Webflow modular design offers several significant, indirect SEO benefits:
- Faster Updates for Content Freshness: Modular systems allow for rapid content updates. Search engines favor fresh content, and this efficiency helps keep your site relevant.
- Consistent HTML Structure for Better Crawling: Reusable components create consistent HTML structure, making it easier for search engine bots to crawl and index your site.
- Improved Site Speed from Efficient Code: Modular systems result in cleaner, more efficient code. Faster load times are a direct Google ranking factor and improve user experience.
- Better User Experience Metrics: A cohesive user experience from modular design leads to lower bounce rates and longer time on page—positive signals for search engines.
Can I apply modular principles to an existing Webflow site?
Yes. You can refactor an existing site to be more modular. It's a gradual process, but the long-term benefits of efficiency and scalability are worth it. Here's how:
- Identify Repeating Elements: Audit your site for elements that appear on multiple pages, like navbars, footers, or CTAs.
- Convert to Components: Turn each repeating element into a Webflow Component to centralize its management for site-wide updates.
- Create Global Variables: Convert hard-coded styles (colors, fonts) into Webflow Variables and apply them site-wide to establish your design tokens.
- Standardize Classes: Adopt a consistent naming convention like BEM and rename classes as you refactor.
- Refactor Sections: Break down pages into smaller, reusable sections. Consolidate similar sections (e.g., "Features" sections) into a single, configurable Component.
By gradually converting your site, you'll gain efficiency and maintainability, turning it into a powerful, scalable asset.
Conclusion: Build Better, Not Just Bigger
Traditional design is like building a house from scratch every time. Modular design is like having a sophisticated building system with high-quality, tested components to create anything you need.
The benefits are clear: scalability that grows with your business, perfect brand consistency, and dramatically increased development speed. Most importantly, it empowers marketing teams by removing developer bottlenecks.

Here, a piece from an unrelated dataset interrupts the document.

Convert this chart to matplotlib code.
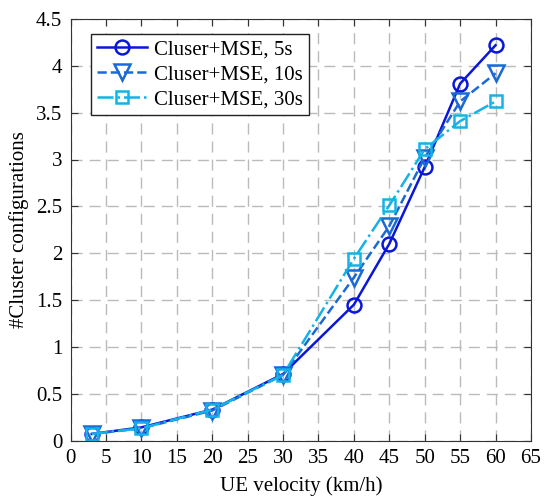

This composable approach is the future of web design. It creates flexible systems where innovation comes from recombination, not starting from scratch. Your website becomes a living platform that adapts to market changes and scales with your business.
Modularity is about more than efficiency; it's about creating evolvable digital experiences. Your team can launch campaigns without scrambling, brand updates are instant and site-wide, and new team members can contribute from day one thanks to an intuitive system.
For businesses ready to implement a truly scalable system, Matthew John Design specializes in creating advanced Webflow modular design frameworks. We build component-based systems that improve website interactivity and enable efficient management, allowing your team to innovate without bottlenecks.
The choice is clear: you can continue building bigger, adding more pages and complexity to an already unwieldy system. Or you can build better—creating a foundation that makes every future project easier, faster, and more effective. The modular approach is an investment in your team's ability to move at the speed of modern business.